Over the years, Hollywood has come up with a number of ways to continue and revive lucrative movie franchises. The James Bond films, for example, have swapped in new actors to play the lead role, while wholesale reboots like"Batman Begins"and"The Amazing Spider-Man"have started over from Square One.
"The Bourne Legacy,"the fourth film in the popular spy series, takes yet another approach, spinning off a parallel story that features a different protagonist (agent Aaron Cross, played by Jeremy Renner) but takes place in the same universe as the previous films.
Directed and co-written by Tony Gilroy, and absent "Bourne" anchor Matt Damon, "Legacy" and its new approach are drawing mixed reactions from movie critics.

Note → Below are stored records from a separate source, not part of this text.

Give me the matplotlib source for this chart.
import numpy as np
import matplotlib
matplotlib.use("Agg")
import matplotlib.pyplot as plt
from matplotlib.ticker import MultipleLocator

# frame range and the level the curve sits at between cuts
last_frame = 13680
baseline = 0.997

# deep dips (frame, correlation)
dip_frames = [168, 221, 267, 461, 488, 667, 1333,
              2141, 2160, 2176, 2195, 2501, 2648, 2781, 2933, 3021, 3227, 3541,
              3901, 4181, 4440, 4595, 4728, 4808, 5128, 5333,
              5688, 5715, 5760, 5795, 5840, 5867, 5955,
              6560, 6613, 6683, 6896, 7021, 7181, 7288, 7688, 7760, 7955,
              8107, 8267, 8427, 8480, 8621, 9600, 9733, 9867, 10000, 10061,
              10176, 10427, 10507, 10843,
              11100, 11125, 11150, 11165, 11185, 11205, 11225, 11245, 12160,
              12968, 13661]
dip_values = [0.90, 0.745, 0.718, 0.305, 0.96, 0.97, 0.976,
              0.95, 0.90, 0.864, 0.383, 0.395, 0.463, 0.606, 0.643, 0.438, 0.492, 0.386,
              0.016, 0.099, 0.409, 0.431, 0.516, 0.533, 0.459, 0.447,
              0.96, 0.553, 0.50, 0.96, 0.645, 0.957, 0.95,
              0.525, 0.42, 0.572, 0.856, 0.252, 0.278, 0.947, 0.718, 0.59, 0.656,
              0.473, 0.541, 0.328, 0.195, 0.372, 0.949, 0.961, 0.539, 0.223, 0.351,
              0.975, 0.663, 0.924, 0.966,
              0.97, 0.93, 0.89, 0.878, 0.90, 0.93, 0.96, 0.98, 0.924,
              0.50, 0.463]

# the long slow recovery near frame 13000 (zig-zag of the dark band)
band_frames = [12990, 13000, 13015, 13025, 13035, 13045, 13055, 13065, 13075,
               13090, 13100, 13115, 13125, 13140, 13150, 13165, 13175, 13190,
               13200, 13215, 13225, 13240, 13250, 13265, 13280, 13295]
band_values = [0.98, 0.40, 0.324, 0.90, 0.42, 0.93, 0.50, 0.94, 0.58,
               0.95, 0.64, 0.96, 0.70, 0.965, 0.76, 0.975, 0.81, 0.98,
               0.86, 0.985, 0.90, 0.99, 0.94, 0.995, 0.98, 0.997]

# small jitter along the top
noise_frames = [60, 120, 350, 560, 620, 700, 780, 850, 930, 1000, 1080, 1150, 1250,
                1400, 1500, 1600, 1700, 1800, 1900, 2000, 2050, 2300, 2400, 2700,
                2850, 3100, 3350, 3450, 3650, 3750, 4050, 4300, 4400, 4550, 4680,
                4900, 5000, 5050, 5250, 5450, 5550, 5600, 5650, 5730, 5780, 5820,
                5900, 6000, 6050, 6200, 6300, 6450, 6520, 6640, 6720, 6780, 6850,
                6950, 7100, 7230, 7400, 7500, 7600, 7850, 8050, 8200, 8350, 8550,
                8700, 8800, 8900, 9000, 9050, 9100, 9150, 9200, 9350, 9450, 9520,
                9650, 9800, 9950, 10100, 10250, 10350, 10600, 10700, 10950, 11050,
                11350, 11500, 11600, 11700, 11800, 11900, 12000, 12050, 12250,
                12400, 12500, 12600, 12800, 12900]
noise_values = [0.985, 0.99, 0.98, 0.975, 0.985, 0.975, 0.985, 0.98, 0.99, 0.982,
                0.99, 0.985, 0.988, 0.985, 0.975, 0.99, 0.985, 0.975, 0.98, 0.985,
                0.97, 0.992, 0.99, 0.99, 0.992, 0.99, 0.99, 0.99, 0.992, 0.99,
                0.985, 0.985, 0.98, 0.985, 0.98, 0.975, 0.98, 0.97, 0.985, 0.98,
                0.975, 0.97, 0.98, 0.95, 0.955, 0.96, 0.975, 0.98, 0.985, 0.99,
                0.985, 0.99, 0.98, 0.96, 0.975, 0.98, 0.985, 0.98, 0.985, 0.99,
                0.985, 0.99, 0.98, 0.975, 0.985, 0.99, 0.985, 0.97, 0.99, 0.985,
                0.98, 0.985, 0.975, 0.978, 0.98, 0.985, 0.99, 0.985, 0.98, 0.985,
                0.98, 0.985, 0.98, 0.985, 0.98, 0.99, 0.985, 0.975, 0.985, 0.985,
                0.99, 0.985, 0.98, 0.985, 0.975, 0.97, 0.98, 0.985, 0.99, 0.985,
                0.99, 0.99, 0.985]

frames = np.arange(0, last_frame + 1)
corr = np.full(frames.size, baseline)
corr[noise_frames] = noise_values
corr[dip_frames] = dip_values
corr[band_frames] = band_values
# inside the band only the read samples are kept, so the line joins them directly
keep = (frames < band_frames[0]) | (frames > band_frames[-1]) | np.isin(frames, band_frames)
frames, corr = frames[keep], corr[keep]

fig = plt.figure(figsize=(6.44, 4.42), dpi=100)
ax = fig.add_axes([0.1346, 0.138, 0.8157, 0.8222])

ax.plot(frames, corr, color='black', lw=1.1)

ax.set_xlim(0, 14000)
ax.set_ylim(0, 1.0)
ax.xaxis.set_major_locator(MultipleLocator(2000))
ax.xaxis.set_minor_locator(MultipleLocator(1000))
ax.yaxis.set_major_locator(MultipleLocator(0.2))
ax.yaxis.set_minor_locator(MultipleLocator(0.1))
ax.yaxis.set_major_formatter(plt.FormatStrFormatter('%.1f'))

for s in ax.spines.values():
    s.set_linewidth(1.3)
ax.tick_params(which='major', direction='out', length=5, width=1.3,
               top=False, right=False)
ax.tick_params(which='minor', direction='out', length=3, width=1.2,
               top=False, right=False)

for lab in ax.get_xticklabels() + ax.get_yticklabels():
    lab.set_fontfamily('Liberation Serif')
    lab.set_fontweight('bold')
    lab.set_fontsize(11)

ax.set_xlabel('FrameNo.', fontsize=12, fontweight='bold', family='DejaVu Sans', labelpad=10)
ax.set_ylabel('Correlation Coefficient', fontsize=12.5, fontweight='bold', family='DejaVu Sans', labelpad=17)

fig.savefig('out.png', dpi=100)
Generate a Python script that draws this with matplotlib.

Times critic Kenneth Turan says that making a "Bourne" movie without Jason Bourne was "a brash and risky move," but one that paid off. The film, Turan writes, is "complex, unexpected and dazzling, alternating relentless tension with resonant emotional moments." It is also "impeccably cast": Renner brings "relentless intensity" and "just enough humanity" to his role, Rachel Weisz adds a "welcome emotional element to the mix," and Ed Norton is "as convincing and commanding as he's been in years" as a shadowy agency director.
The Wall Street Journal's Joe Morgenstern concurs that "'The Bourne Legacy' is a solid success, primarily though not entirely because of Jeremy Renner." Of Renner, he writes, "As an actor, he's tightly wound and interestingly inward, with frequent flashes of warmth. As a star, he's a quick-witted, well-spoken strong man whose vulnerability hints at a tragic sense." Morgenstern adds that "the production is impressive too," with Gilroy taking "reliable elements from the Ludlum canon" (referring to the Robert Ludlum novels on which the "Bourne" series is based) and adding his own twists, as well as coming up with "a resourceful solution to the problem of continuity."
The New York Times' Manohla Dargis offers a more measured review, calling the new "Bourne" installment "less a thrilling franchise reboot than a solid salvage mission." She goes on: "The sympathetic Mr. Renner handles the action scenes persuasively, but Mr. Gilroy never turns the fight sequences, as both [previous 'Bourne' directors] Mr. [Doug] Liman and Mr. [Paul] Greengrass did, into occasions for a surprisingly resonant sense of regret and even sorrow. Cross has his own qualms, as flashbacks reveal, but none of Jason Bourne's deeply felt agonies or his strong sense of purpose."
Still other critics, among them Mick LaSalle of the San Francisco Chronicle and Ty Burr of the Boston Globe, are panning the film. LaSalle insists that "the Bourne series ended with the last installment" and calls the latest entry "a 135-minute death rattle." The film is somehow "both over-plotted and under-plotted," it "squanders Jeremy Renner and Rachel Weisz," and it "contains only one effective action sequence." The rest, LaSalle says, is "calculated to impress, but dead."
Burr writes, "If you're going to make a 'Bourne' movie without Matt Damon, Jeremy Renner isn't a bad second choice." What's missing from the film, Burr says, "is any emotional stake … As enjoyable as he is to watch, Renner's underwritten Cross doesn't carry the same weight" as Damon's Bourne. Burr concludes with a dire prediction: "Don't expect the series to be back for a fifth movie, either."
Time will tell whether audiences embrace Renner's new super-spy and how they will respond to the latest "Bourne" film. For now, its legacy is up in the air.